We defined $\ntimes$ as iterated addition; similarly, exponentiation is iterated multiplication. We'll call this function $\npower$.

:::::: definition ::
Define $\varphi : \nats \rightarrow \nats$ by $\varphi(a) = \next(\zero)$, and define $\mu : \nats \times \nats \times \nats \rightarrow \nats$ by $\mu(k,a,b) = \ntimes(b,a)$. We define $\npower : \nats \times \nats \rightarrow \nats$ by $$\npower(a,b) = \simprec(\varphi)(\mu)(b,a).$$

In Haskell:

> power :: (Natural n) => n -> n -> n
> power a b = simpleRec phi mu b a
>   where
>     phi _     = next zero
>     mu  _ c d = times d c

::::::::::::::::::::

Because $\npower$ is defined in terms of simple recursion, it is the unique solution to a system of functional equations.

:::::: corollary :::
$\npower$ is the unique map $f : \nats \times \nats \rightarrow \nats$ with the property that for all $a,b \in \nats$, we have
$$\left\{\begin{array}{l}
 f(a,\zero) = \next(\zero) \\
 f(a,\next(b)) = \ntimes(f(a,b),a).
\end{array}\right.$$

::: test :::::::::::

> _test_power_zero_right :: (Natural n, Equal n)
>   => n -> Test (n -> Bool)
> _test_power_zero_right _ =
>   testName "power(a,zero) == next(zero)" $
>   \a -> eq (power a zero) (next zero)
> 
> 
> _test_power_next_right :: (Natural n, Equal n)
>   => n -> Test (n -> n -> Bool)
> _test_power_next_right _ =
>   testName "power(a,next(b)) == times(power(a,b),a)" $
>   \a b -> eq (power a (next b)) (times (power a b) a)

::::::::::::::::::::
::::::::::::::::::::

Some special cases.

:::::: theorem :::::
Let $a \in \nats$. Then we have the following.

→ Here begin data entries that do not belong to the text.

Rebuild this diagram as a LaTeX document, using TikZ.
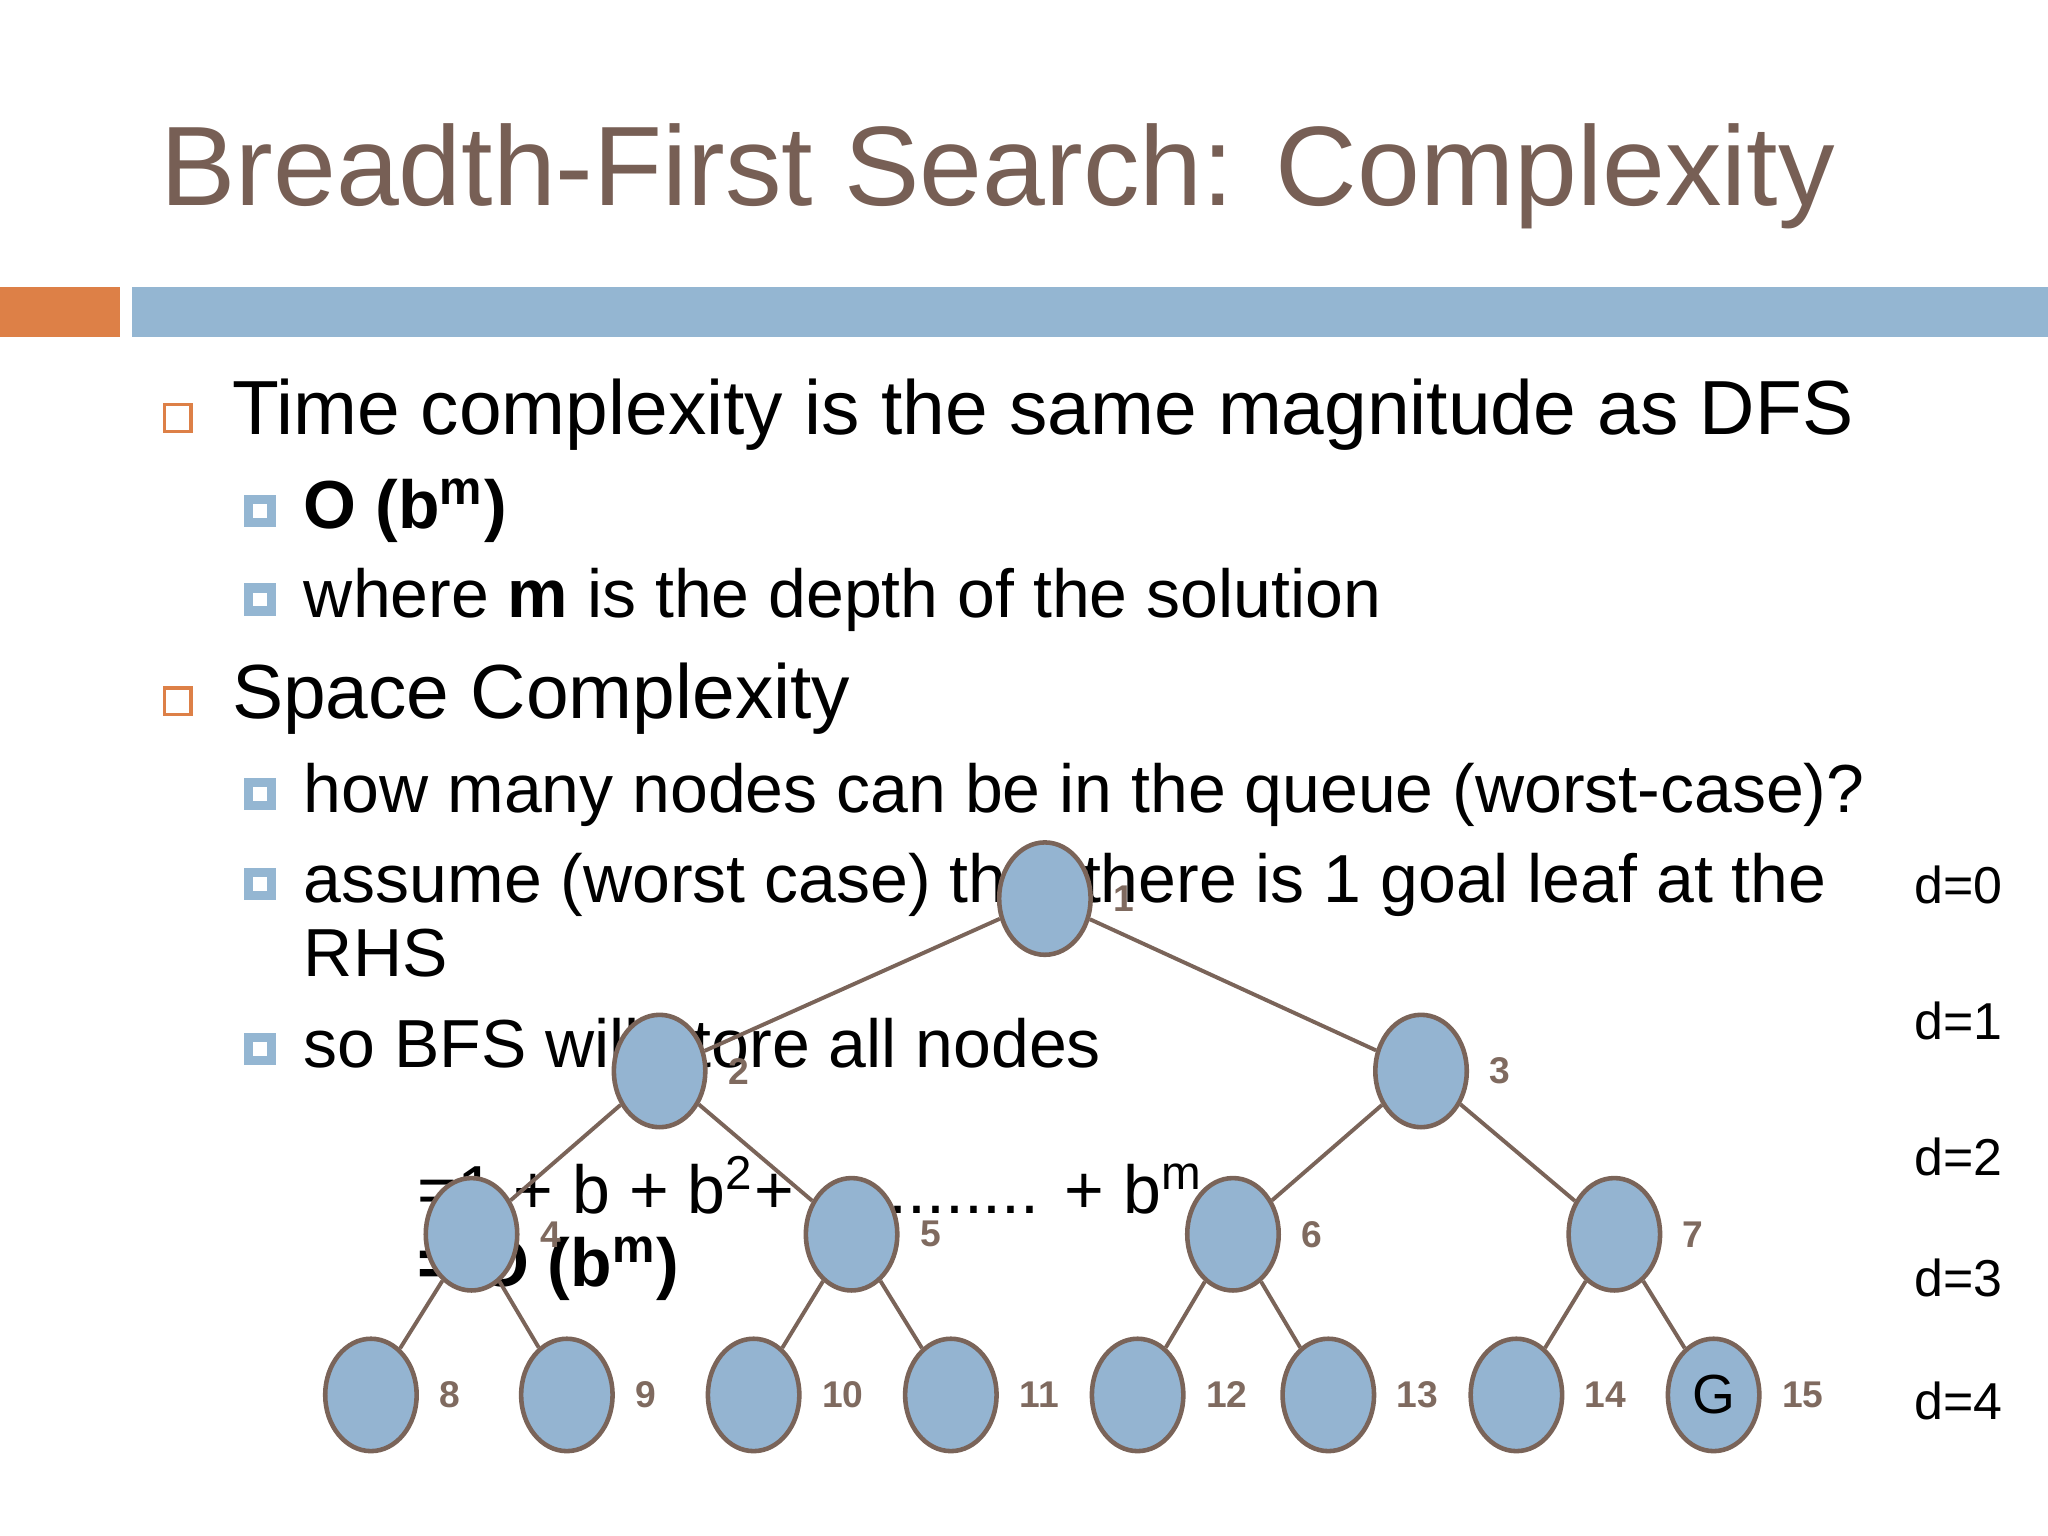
\documentclass[tikz,border=0pt]{standalone}
\usepackage{fontspec}
\setmainfont{Liberation Sans}
\usepackage{tikz}
\usetikzlibrary{shapes.geometric}
\definecolor{titlebrown}{HTML}{775F55}
\definecolor{barorange}{HTML}{DD8047}
\definecolor{barblue}{HTML}{94B6D2}
\definecolor{nodeblue}{HTML}{94B4D1}
\definecolor{nodeline}{HTML}{7A6459}
\definecolor{lblbrown}{HTML}{7F6A5F}
\tikzstyle{tnode}=[ellipse, draw=nodeline, line width=0.035cm, fill=nodeblue, minimum width=0.7cm, minimum height=0.86cm, inner sep=0pt, font=\fontsize{12}{14}\selectfont]
\tikzstyle{numlbl}=[font=\fontsize{8.1}{9}\selectfont\bfseries, text=lblbrown, inner sep=0pt, label distance=0.15cm]
\tikzstyle{edge}=[draw=nodeline, line width=0.03cm]
\tikzstyle{boxa}=[rectangle, draw=barorange, line width=0.025cm, minimum size=0.205cm, inner sep=0pt]
\tikzstyle{boxb}=[rectangle, draw=barblue, fill=white, line width=0.07cm, minimum size=0.175cm, inner sep=0pt]
\tikzstyle{lvla}=[anchor=base west, inner sep=0pt, font=\fontsize{16.7}{20}\selectfont]
\tikzstyle{lvlb}=[anchor=base west, inner sep=0pt, font=\fontsize{14.8}{18}\selectfont]
\tikzstyle{depth}=[anchor=base west, inner sep=0pt, font=\fontsize{11.3}{14}\selectfont]

\begin{document}
\begin{tikzpicture}[x=0.01cm, y=-0.01cm]
\useasboundingbox (0,0) rectangle (1568,1176);
% title and bars
\fill[barorange] (0,220) rectangle (92,258);
\fill[barblue] (101,220) rectangle (1568,258);
\node[anchor=base west, inner sep=0pt, text=titlebrown, font=\fontsize{24.6}{30}\selectfont] (title) at (122,157) {Breadth-First Search: Complexity};

% bullets
\node[boxa] (ba1) at (136,320) {};
\node[lvla] (ta1) at (177,333) {Time complexity is the same magnitude as DFS};
\node[boxb] (bb1) at (199,391) {};
\node[lvlb] (tb1) at (232,405) {\bfseries O (b\textsuperscript{m})};
\node[boxb] (bb2) at (199,459) {};
\node[lvlb] (tb2) at (232,473) {where \textbf{m} is the depth of the solution};
\node[boxa] (ba2) at (136,537) {};
\node[lvla] (ta2) at (177,550) {Space Complexity};
\node[boxb] (bb3) at (199,608) {};
\node[lvlb] (tb3) at (232,622) {how many nodes can be in the queue (worst-case)?};
\node[boxb] (bb4) at (199,677) {};
\node[lvlb] (tb4) at (232,691) {assume (worst case) that there is 1 goal leaf at the};
\node[lvlb] (tb5) at (232,748) {RHS};
\node[boxb] (bb5) at (199,803) {};
\node[lvlb] (tb6) at (232,817) {so BFS will store all nodes};
\node[lvlb] (sum) at (319,929) {=1 + b + b\textsuperscript{2}+ ............ + b\textsuperscript{m}};
\node[lvlb] (big) at (319,985) {\bfseries = O (b\textsuperscript{m})};

% depth labels
\foreach \d/\y in {0/692, 1/796, 2/900, 3/993, 4/1087} {
	\node[depth] (d\d) at (1465,\y) {d=\d};
}

% tree
\foreach \n/\x/\y in {1/800/688, 2/505/820, 3/1088/820, 4/361/945, 5/652/945, 6/944/945, 7/1236/945, 8/284/1068, 9/434/1068, 10/577/1068, 11/728/1068, 12/871/1068, 13/1017/1068, 14/1161/1068} {
	\node[tnode, label={[numlbl]right:\n}] (n\n) at (\x,\y) {};
}
\node[tnode, label={[numlbl]right:15}] (n15) at (1312,1068) {G};
\foreach \a/\b in {1/2, 1/3, 2/4, 2/5, 3/6, 3/7, 4/8, 4/9, 5/10, 5/11, 6/12, 6/13, 7/14, 7/15} {
	\draw[edge] (n\a) -- (n\b);
}
\end{tikzpicture}
\end{document}
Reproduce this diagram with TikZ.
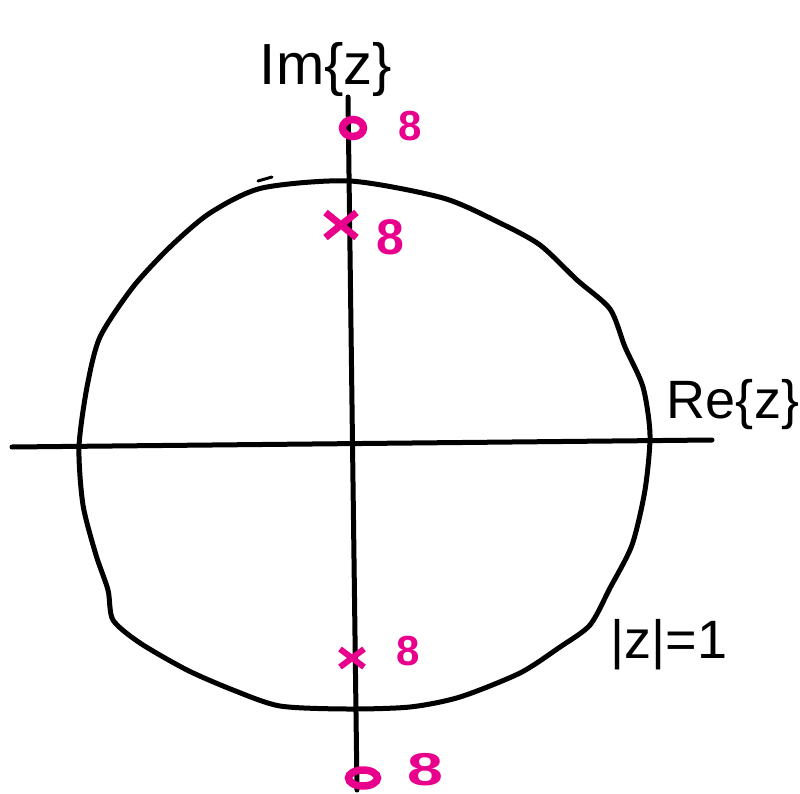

1. $\npower(a,\next(\zero)) = a$.
2. $\npower(\zero,\next(a)) = \zero$.
3. $\npower(\next(\zero),a) = \next(\zero)$.

::: proof ::::::::::
1. We have
$$\begin{eqnarray*}
 &   & \npower(a,\next(\zero)) \\
 & = & \ntimes(\npower(a,\zero),a) \\
 & = & \ntimes(\next(\zero),a) \\
 &     \href{@times@#thm-times-one-left}
   = & a
\end{eqnarray*}$$
as claimed.
2. We have
$$\begin{eqnarray*}
 &   & \npower(\zero,\next(a)) \\
 & = & \ntimes(\npower(\zero,a),\zero) \\
 &     \href{@times@#thm-times-zero-right}
   = & \zero
\end{eqnarray*}$$
as claimed.
3. We proceed by induction on $a$. For the base case, we have $\npower(\next(\zero),\zero) = \next(\zero)$. For the inductive step, suppose $\npower(\next(\zero),a) = \next(\zero)$. Now
$$\begin{eqnarray*}
 &   & \npower(\next(\zero),\next(a)) \\
 & = & \ntimes(\npower(\next(\zero),a),\next(\zero)) \\
 &     \href{@times@#thm-times-one-right}
   = & \npower(\next(\zero),a) \\
 & = & \next(\zero)
\end{eqnarray*}$$
as needed.
::::::::::::::::::::

::: test :::::::::::

> _test_power_one_right :: (Natural n, Equal n)
>   => n -> Test (n -> Bool)
> _test_power_one_right _ =
>   testName "power(a,1) == a" $
>   \a -> eq (power a (next zero)) a
> 
> 
> _test_power_zero_left :: (Natural n, Equal n)
>   => n -> Test (n -> Bool)
> _test_power_zero_left _ =
>   testName "power(zero,next(a)) == zero" $
>   \a -> eq (power zero (next a)) zero
> 
> 
> _test_power_one_left :: (Natural n, Equal n)
>   => n -> Test (n -> Bool)
> _test_power_one_left _ =
>   testName "power(next(zero),a) == next(zero)" $
>   \a -> eq (power (next zero) a) (next zero)

::::::::::::::::::::
::::::::::::::::::::

And interaction with $\nplus$ and $\ntimes$.

:::::: theorem :::::
Let $a,b,c \in \nats$. Then we have the following.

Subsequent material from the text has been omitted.